Exactly and only the lines from the first entry through the line with "import * as" should be copied, both ends included, with no pictures.

** START OF Data shown **

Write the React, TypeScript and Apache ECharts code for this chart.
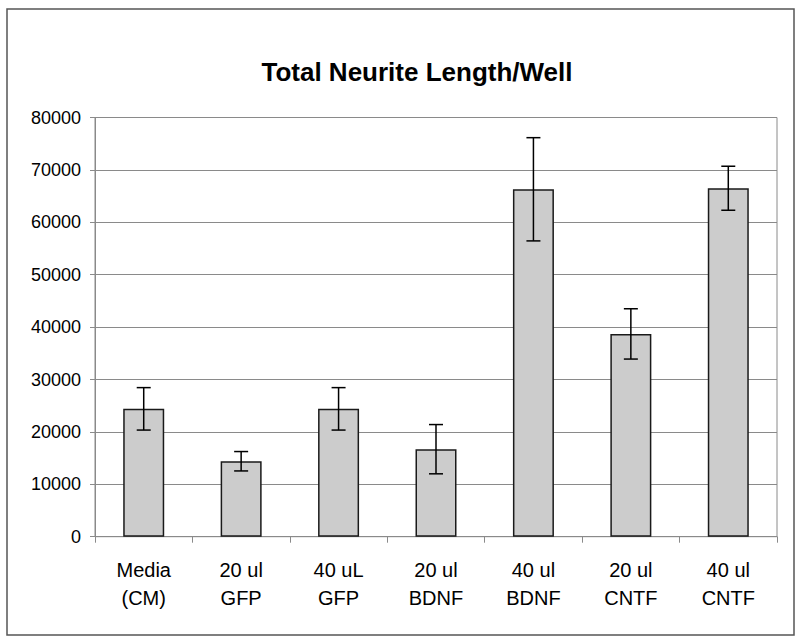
import React, { useEffect, useRef } from "react";
import * as echarts from "echarts";

const titleText = "Total Neurite Length/Well";
const categories = [
  "Media\n(CM)",
  "20 ul\nGFP",
  "40 uL\nGFP",
  "20 ul\nBDNF",
  "40 ul\nBDNF",
  "20 ul\nCNTF",
  "40 ul\nCNTF",
];
const means = [24400, 14400, 24400, 16700, 66300, 38700, 66500];
const errors = [4050, 1850, 4050, 4700, 9850, 4800, 4200];
const yMin = 0;
const yMax = 80000;
const yInterval = 10000;

const FONT = "'Liberation Sans', Arial, sans-serif";

export default function App() {
  const ref = useRef<HTMLDivElement>(null);
  useEffect(() => {
    if (!ref.current) return;
    const chart = echarts.init(ref.current, null, { renderer: "svg" });
    const errData = means.map((m, i) => [i, m - errors[i], m + errors[i]]);
    chart.setOption({
      animation: false,
      backgroundColor: "#ffffff",
      textStyle: { fontFamily: FONT },
      graphic: [
        {
          type: "rect",
          shape: { x: 7, y: 9, width: 787, height: 626 },
          style: { fill: "none", stroke: "#555555", lineWidth: 1.5 },
          silent: true,
        },
        {
          type: "text",
          x: 417,
          y: 72,
          style: {
            text: titleText,
            fontFamily: FONT,
            fontSize: 26,
            fontWeight: "bold",
            fill: "#000000",
            textAlign: "center",
            textVerticalAlign: "middle",
          },
        },
      ],
      grid: {
        left: 95,
        right: 23,
        top: 117.5,
        bottom: 105.3,
        show: true,
        borderColor: "#8a8a8a",
        borderWidth: 1,
        backgroundColor: "transparent",
      },
      xAxis: {
        type: "category",
        data: categories,
        axisLine: { show: true, lineStyle: { color: "#8a8a8a", width: 1 } },
        axisTick: {
          show: true,
          alignWithLabel: false,
          length: 6,
          lineStyle: { color: "#8a8a8a" },
        },
        axisLabel: {
          color: "#000000",
          fontSize: 20,
          fontFamily: FONT,
          lineHeight: 28,
          margin: 19,
          interval: 0,
        },
      },
      yAxis: {
        type: "value",
        min: yMin,
        max: yMax,
        interval: yInterval,
        axisLine: { show: true, lineStyle: { color: "#8a8a8a", width: 1 } },
        axisTick: { show: true, length: 5, lineStyle: { color: "#8a8a8a" } },
        axisLabel: {
          color: "#000000",
          fontSize: 18,
          fontFamily: FONT,
          margin: 14,
          formatter: (v: number) => String(v),
        },
        splitLine: { show: true, lineStyle: { color: "#8a8a8a", width: 1 } },
      },
      series: [
        {
          type: "bar",
          data: means,
          barWidth: 41,
          itemStyle: {
            color: "#cccccc",
            borderColor: "#1a1a1a",
            borderWidth: 1.5,
          },
          z: 2,
        },
        {
          type: "custom",
          data: errData,
          encode: { x: 0, y: [1, 2] },
          z: 3,
          renderItem: (params: any, api: any) => {
            const x = api.value(0);
            const lo = api.coord([x, api.value(1)]);
            const hi = api.coord([x, api.value(2)]);
            const hw = 7;
            const style = { stroke: "#000000", lineWidth: 1.5 };
            return {
              type: "group",
              children: [
                { type: "line", shape: { x1: lo[0], y1: lo[1], x2: hi[0], y2: hi[1] }, style },
                { type: "line", shape: { x1: lo[0] - hw, y1: lo[1], x2: lo[0] + hw, y2: lo[1] }, style },
                { type: "line", shape: { x1: hi[0] - hw, y1: hi[1], x2: hi[0] + hw, y2: hi[1] }, style },
              ],
            };
          },
        },
      ],
    });
    return () => chart.dispose();
  }, []);
  return (
    <div
      ref={ref}
      style={{ position: "absolute", left: 0, top: 0, width: 800, height: 642 }}
    />
  );
}
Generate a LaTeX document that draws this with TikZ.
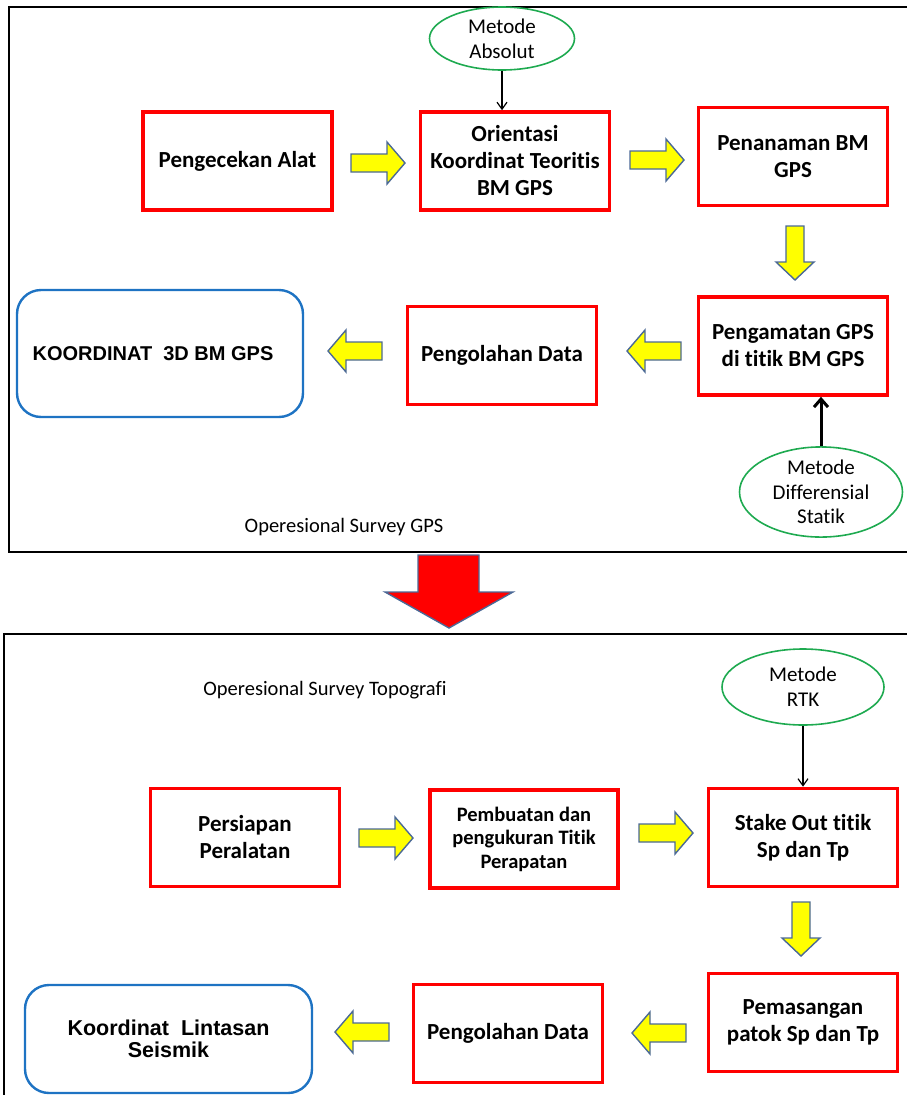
\documentclass[tikz,border=0pt]{standalone}
\usepackage{fontspec}
\setmainfont{Carlito}[Ligatures=NoCommon]
\newfontfamily\heavyfont{Liberation Sans}
\usetikzlibrary{shapes.geometric,arrows.meta}
\definecolor{boxred}{RGB}{255,0,0}
\definecolor{boxblue}{RGB}{30,115,195}
\definecolor{ovalgreen}{RGB}{30,170,80}
\definecolor{arrowedge}{RGB}{75,105,150}
\definecolor{arrowfill}{RGB}{255,255,0}
\tikzset{
  stepbox/.style={draw=boxred, line width=3.6pt, minimum width=189pt, minimum height=98pt,
    align=center, font=\fontsize{23}{27}\selectfont\bfseries, inner sep=2pt},
  resultbox/.style={draw=boxblue, line width=2.4pt, rounded corners=24pt,
    align=center, font=\heavyfont\fontsize{20}{19}\selectfont\bfseries},
  method/.style={draw=ovalgreen, line width=1.6pt, ellipse, inner sep=0pt,
    align=center, font=\fontsize{21}{25}\selectfont},
  caption/.style={font=\fontsize{20.5}{24}\selectfont},
  frame/.style={draw=black, line width=2pt},
  blk/.style={fill=arrowfill, draw=arrowedge, line width=1.4pt, line join=miter},
  pics/rarr/.style={code={\path[blk] (-27,-9) -- (9,-9) -- (9,-21) -- (27,0) -- (9,21) -- (9,9) -- (-27,9) -- cycle;}},
  pics/larr/.style={code={\path[blk] (27,-9) -- (-9,-9) -- (-9,-21) -- (-27,0) -- (-9,21) -- (-9,9) -- (27,9) -- cycle;}},
  pics/darr/.style={code={\path[blk] (-9,-27) -- (-9,9) -- (-19,9) -- (0,27) -- (19,9) -- (9,9) -- (9,-27) -- cycle;}},
}
\begin{document}
\begin{tikzpicture}[x=1pt,y=-1pt]
\useasboundingbox (0,0) rectangle (907,1095);
\clip (0,0) rectangle (907,1095);

% outer frames of the two stages
\draw[frame] (920,7) -- (9,7) -- (9,552) -- (920,552);
\draw[frame] (920,634) -- (4,634) -- (4,1110);

% ---------- GPS survey stage ----------
\node[stepbox] (cek) at (237.5,161) {Pengecekan Alat};
\node[stepbox] (ori) at (515,161) {Orientasi\\Koordinat Teoritis\\BM GPS};
\node[stepbox] (tanam) at (793,156.5) {Penanaman BM\\GPS};
\node[stepbox] (amat) at (793,346) {Pengamatan GPS\\di titik BM GPS};
\node[stepbox] (olah1) at (502,355.5) {Pengolahan Data};
\node[resultbox, minimum width=286pt, minimum height=127pt] (hasil1) at (160,353.5)
  {\hspace*{-14pt}KOORDINAT\ \ 3D BM GPS};
\node[method, minimum width=145pt, minimum height=63pt] (absolut) at (502,38.5) {Metode\\Absolut};
\node[method, minimum width=163pt, minimum height=76pt, font=\fontsize{21}{24.5}\selectfont] (diff) at (821,492) {Metode\\Differensial\\Statik};
\node[caption] (cap1) at (344,527) {Operesional Survey GPS};

\draw[-{Straight Barb[length=7pt,width=10pt]}, line width=1.2pt] (absolut.south) -- (absolut.south |- ori.north);
\draw[-{Straight Barb[length=8pt,width=14pt]}, line width=3pt] (diff.north) -- (diff.north |- amat.south);

\pic at (378,163) {rarr};
\pic at (657,160) {rarr};
\pic at (795,253) {darr};
\pic at (654,351) {larr};
\pic at (355,351) {larr};

% transition between the stages
\path[fill=boxred, draw=arrowedge, line width=1.4pt, line join=miter]
  (418,555) -- (479,555) -- (479,592) -- (513,592) -- (449,628) -- (385,592) -- (418,592) -- cycle;

% ---------- topographic survey stage ----------
\node[caption] (cap2) at (325,690) {Operesional Survey Topografi};
\node[method, minimum width=162pt, minimum height=76pt] (rtk) at (803,687) {Metode\\RTK};
\node[stepbox] (siap) at (245,837.5) {Persiapan\\Peralatan};
\node[stepbox, minimum width=188pt, font=\fontsize{20.5}{23.5}\selectfont\bfseries] (buat) at (524,839) {Pembuatan dan\\pengukuran Titik\\Perapatan};
\node[stepbox] (stake) at (803,837.5) {Stake Out titik\\Sp dan Tp};
\node[stepbox] (pasang) at (803,1022.5) {Pemasangan\\patok Sp dan Tp};
\node[stepbox] (olah2) at (508,1033.5) {Pengolahan Data};
\node[resultbox, minimum width=287pt, minimum height=108pt, font=\heavyfont\fontsize{21.5}{21.5}\selectfont\bfseries] (hasil2) at (168.5,1039)
  {Koordinat\ \ Lintasan\\Seismik};

\draw[-{Straight Barb[length=7pt,width=10pt]}, line width=1.2pt] (rtk.south) -- (rtk.south |- stake.north);

\pic at (386,838) {rarr};
\pic at (666,833) {rarr};
\pic at (801,929) {darr};
\pic at (659,1033) {larr};
\pic at (362,1032) {larr};
\end{tikzpicture}
\end{document}
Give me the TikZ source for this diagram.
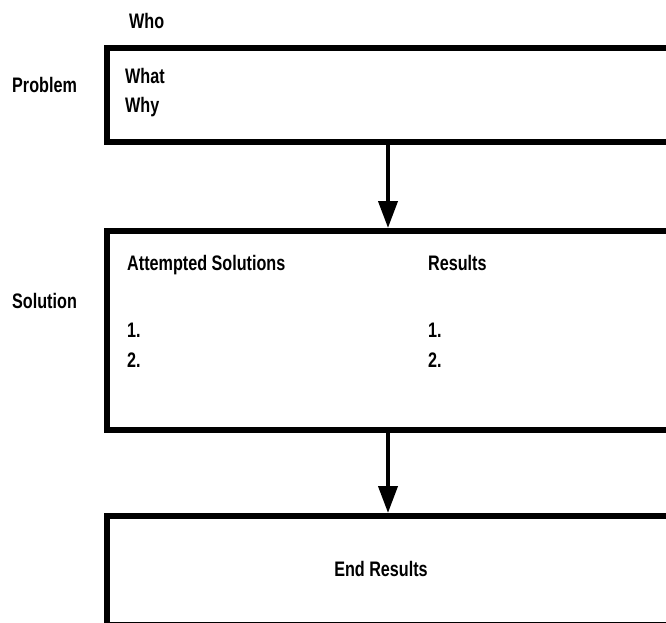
\documentclass[tikz,border=0pt]{standalone}
\usepackage{fontspec}
\newfontfamily\condfont{Liberation Sans}[FakeStretch=0.77]
\usetikzlibrary{arrows.meta}

\tikzset{
  lbl/.style={font=\condfont\bfseries\fontsize{21}{23}\selectfont, inner sep=0pt, anchor=base west},
  stage/.style={draw, line width=6pt, rectangle, anchor=north west, inner sep=0pt, minimum width=566pt},
  flow/.style={line width=4pt, -{Triangle[width=19pt,length=27pt]}}
}

\begin{document}
\begin{tikzpicture}[x=1pt,y=-1pt]
        \useasboundingbox (0,0) rectangle (666,623);
        \clip (0,0) rectangle (666,623);
        % boxes
        \node[stage, minimum height=94pt] (problem) at (104,45) {};
        \node[stage, minimum height=199pt] (solution) at (104,228) {};
        \node[stage, minimum height=109pt] (endbox) at (104,513) {};
        % arrows
        \draw[flow] ([xshift=-2pt]problem.south) -- ([xshift=-2pt]solution.north);
        \draw[flow] ([xshift=-2pt]solution.south) -- ([xshift=-2pt]endbox.north);
        % labels
        \node[lbl] (who) at (129,29) {Who};
        \node[lbl] (problemlbl) at (12,93) {Problem};
        \node[lbl] (what) at (125,84) {What};
        \node[lbl] (why) at (125,113) {Why};
        \node[lbl] (solutionlbl) at (12,308) {Solution};
        \node[lbl] (attempted) at (127,270) {Attempted Solutions};
        \node[lbl] (results) at (428,270) {Results};
        \node[lbl] (aone) at (127,337) {1.};
        \node[lbl] (atwo) at (127,367) {2.};
        \node[lbl] (rone) at (428,337) {1.};
        \node[lbl] (rtwo) at (428,367) {2.};
        \node[lbl, anchor=base] (endres) at (381,576) {End Results};
    \end{tikzpicture}
\end{document}
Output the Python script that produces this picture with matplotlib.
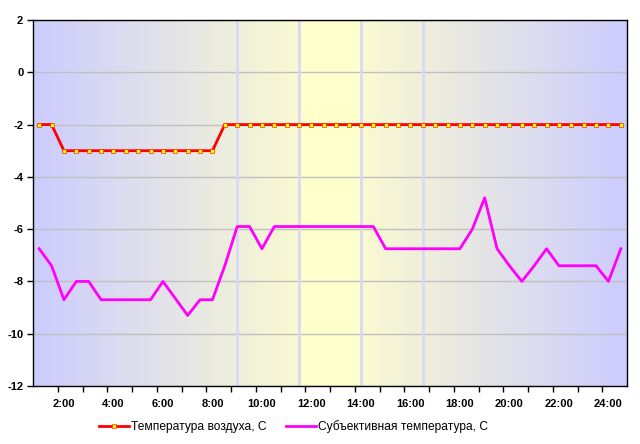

** END OF Data shown **

Written answer
Write the React, TypeScript and Apache ECharts code for this chart.
import React, { useEffect, useRef } from "react";
import * as echarts from "echarts";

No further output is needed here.